Where human expertise still matters
No software, however advanced, replaces investigative judgment. Blockchain intelligence platforms can identify patterns, cluster entities, score risk, and surface likely paths. They cannot independently decide what evidentiary threshold is appropriate for a seizure action, whether a counterparty will accept a freeze request, or how a case theory should be framed for prosecutors, regulators, or internal counsel.
That is especially true in edge cases. Privacy-enhanced assets, nested services, OTC routing, and cross-border legal conflicts all create situations where the answer is not obvious. Automation can accelerate triage and reduce manual effort, but experienced investigators still determine how to weigh ambiguity, document confidence, and act responsibly.

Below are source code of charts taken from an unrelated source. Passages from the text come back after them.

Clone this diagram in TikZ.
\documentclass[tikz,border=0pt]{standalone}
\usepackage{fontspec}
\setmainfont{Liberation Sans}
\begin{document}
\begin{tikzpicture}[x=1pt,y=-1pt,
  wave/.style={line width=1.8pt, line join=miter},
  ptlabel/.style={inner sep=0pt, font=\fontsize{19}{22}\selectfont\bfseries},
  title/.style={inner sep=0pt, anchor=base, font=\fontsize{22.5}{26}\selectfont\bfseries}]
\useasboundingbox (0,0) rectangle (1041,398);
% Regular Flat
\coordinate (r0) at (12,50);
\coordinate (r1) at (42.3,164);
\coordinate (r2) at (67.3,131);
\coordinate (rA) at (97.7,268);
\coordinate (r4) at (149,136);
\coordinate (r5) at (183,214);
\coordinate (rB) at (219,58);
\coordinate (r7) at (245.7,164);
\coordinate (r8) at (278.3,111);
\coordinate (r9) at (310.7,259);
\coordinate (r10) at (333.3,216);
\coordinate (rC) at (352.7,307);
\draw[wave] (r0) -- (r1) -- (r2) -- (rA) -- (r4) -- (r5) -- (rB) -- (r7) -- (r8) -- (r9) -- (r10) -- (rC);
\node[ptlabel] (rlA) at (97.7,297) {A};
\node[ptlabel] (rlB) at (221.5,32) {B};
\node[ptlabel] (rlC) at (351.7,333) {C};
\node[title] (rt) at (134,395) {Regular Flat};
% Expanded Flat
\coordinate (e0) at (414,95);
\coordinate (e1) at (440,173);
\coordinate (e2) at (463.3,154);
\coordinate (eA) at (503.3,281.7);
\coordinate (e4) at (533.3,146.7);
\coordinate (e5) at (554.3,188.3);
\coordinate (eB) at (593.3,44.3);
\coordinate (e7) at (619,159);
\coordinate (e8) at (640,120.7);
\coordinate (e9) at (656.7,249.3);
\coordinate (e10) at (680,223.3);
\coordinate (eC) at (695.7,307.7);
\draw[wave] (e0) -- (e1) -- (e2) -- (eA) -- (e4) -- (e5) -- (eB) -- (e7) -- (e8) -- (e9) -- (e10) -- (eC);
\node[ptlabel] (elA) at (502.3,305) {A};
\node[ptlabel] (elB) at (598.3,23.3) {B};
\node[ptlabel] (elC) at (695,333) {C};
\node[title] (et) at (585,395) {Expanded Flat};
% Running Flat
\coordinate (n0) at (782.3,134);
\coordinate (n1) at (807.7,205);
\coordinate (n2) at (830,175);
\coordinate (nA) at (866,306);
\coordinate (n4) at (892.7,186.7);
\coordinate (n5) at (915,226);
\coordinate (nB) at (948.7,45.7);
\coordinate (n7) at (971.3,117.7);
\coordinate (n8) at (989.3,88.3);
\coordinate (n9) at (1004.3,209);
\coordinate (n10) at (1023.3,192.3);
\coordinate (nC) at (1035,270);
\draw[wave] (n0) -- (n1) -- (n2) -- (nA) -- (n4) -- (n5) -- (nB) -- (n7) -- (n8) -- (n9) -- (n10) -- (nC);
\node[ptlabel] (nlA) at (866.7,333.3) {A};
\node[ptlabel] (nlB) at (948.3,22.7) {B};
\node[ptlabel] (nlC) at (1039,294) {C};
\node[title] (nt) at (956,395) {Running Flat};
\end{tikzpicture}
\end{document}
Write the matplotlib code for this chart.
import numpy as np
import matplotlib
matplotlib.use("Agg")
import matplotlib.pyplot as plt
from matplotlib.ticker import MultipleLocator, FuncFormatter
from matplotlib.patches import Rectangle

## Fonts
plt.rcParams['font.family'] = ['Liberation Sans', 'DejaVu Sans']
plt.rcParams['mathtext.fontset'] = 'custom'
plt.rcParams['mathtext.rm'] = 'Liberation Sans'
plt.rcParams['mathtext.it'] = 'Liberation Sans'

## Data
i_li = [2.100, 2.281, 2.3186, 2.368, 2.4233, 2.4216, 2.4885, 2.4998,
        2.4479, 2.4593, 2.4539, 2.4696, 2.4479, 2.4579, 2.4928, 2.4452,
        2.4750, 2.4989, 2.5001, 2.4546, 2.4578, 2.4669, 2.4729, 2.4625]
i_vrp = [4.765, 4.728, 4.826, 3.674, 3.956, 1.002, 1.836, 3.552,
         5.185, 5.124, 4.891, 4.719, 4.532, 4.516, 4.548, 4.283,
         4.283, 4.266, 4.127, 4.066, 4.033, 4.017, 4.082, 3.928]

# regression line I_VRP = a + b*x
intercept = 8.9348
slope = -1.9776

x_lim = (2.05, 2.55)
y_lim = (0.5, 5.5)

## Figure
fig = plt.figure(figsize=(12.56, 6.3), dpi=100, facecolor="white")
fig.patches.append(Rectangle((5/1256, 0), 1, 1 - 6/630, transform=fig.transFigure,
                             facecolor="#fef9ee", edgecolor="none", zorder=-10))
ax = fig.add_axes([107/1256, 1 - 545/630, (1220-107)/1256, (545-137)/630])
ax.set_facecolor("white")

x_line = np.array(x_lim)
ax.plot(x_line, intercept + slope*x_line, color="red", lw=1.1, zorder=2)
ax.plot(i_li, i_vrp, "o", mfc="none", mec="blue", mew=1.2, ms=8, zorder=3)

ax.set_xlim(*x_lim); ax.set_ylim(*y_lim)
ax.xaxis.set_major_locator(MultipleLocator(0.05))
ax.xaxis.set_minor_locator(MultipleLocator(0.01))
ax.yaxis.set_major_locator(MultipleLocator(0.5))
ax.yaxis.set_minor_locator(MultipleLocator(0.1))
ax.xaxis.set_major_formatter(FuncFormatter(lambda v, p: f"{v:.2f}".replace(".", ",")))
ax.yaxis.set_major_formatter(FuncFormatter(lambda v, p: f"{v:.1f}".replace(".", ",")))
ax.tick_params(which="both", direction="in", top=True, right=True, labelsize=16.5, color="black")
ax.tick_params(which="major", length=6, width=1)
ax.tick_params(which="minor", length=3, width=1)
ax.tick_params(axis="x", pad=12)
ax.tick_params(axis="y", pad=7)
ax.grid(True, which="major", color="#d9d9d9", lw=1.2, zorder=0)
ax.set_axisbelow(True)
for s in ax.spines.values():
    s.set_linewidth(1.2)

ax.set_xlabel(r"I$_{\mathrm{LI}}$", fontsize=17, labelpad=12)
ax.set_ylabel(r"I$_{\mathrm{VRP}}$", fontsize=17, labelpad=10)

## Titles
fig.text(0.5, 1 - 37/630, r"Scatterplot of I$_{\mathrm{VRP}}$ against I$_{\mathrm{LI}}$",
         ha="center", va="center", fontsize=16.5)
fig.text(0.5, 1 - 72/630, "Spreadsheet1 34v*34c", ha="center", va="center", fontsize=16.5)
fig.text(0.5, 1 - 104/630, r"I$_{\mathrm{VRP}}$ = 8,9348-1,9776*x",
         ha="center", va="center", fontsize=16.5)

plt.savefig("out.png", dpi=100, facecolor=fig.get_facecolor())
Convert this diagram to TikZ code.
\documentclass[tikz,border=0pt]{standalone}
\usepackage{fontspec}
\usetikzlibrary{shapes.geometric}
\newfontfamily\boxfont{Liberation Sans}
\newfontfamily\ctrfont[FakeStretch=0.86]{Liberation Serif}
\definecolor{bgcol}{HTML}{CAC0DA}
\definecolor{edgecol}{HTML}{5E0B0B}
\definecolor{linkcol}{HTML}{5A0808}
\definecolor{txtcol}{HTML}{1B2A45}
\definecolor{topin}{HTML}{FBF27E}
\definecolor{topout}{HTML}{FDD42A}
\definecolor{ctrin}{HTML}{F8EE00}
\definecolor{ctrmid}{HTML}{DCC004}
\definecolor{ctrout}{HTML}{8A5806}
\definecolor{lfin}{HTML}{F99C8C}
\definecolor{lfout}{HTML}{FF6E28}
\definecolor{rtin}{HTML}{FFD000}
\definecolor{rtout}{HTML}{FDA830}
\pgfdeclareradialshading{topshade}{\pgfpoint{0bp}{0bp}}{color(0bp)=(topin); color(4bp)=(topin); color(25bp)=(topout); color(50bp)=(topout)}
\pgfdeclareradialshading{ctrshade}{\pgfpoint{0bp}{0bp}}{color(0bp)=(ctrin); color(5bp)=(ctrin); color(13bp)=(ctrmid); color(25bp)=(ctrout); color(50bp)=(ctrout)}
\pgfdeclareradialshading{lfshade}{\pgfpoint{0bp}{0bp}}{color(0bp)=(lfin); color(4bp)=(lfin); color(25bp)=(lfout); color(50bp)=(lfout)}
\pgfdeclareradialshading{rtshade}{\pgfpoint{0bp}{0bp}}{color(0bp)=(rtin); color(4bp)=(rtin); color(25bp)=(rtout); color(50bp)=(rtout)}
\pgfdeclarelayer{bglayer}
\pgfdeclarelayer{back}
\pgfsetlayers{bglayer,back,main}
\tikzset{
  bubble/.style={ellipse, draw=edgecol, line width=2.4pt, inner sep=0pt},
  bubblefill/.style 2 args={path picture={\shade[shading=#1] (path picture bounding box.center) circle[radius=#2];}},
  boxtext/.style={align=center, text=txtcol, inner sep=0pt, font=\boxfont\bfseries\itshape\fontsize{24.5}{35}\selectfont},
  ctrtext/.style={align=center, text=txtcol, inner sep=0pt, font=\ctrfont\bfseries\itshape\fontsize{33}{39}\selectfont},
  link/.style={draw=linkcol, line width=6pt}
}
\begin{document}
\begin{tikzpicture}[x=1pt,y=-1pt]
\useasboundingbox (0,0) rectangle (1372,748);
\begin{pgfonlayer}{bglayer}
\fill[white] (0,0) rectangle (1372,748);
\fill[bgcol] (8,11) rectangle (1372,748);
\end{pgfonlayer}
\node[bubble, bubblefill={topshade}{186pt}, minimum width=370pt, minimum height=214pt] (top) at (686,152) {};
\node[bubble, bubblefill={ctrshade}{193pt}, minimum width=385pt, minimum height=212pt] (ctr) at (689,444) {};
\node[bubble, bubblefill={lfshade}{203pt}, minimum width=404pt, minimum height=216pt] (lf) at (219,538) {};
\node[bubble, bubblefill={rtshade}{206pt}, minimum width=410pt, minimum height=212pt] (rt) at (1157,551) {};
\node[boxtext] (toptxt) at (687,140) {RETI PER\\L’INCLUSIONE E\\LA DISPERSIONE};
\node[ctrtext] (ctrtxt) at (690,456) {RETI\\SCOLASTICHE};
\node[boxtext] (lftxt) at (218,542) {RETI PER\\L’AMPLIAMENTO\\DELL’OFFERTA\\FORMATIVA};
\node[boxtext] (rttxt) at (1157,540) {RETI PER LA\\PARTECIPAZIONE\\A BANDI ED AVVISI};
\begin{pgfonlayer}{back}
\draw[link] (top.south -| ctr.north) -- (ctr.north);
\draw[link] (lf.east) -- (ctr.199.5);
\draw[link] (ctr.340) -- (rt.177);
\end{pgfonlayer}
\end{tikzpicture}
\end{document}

The best outcomes come from pairing software with disciplined investigative method. Analysts need tools that shorten the time to insight while preserving transparency about what is known, what is inferred, and what remains unresolved. That balance is what turns a tracing platform into a credible forensic capability.
The standard is rising
Criminal use of digital assets has become more adaptive, more distributed, and more operationally sophisticated. The response has to rise with it. Cryptocurrency tracing software should not be judged by whether it can produce a transaction map. It should be judged by whether it helps institutions detect threats, follow value across chains, assess risk with confidence, build court-ready cases, and support real-world disruption.
For teams responsible for protecting victims, enforcing sanctions, stopping money laundering, or responding to cyber-enabled financial crime, the bar is clear. The software must help you move fast, stay accurate, and act on evidence before the trail goes cold. That is the difference between observing illicit finance and interrupting it.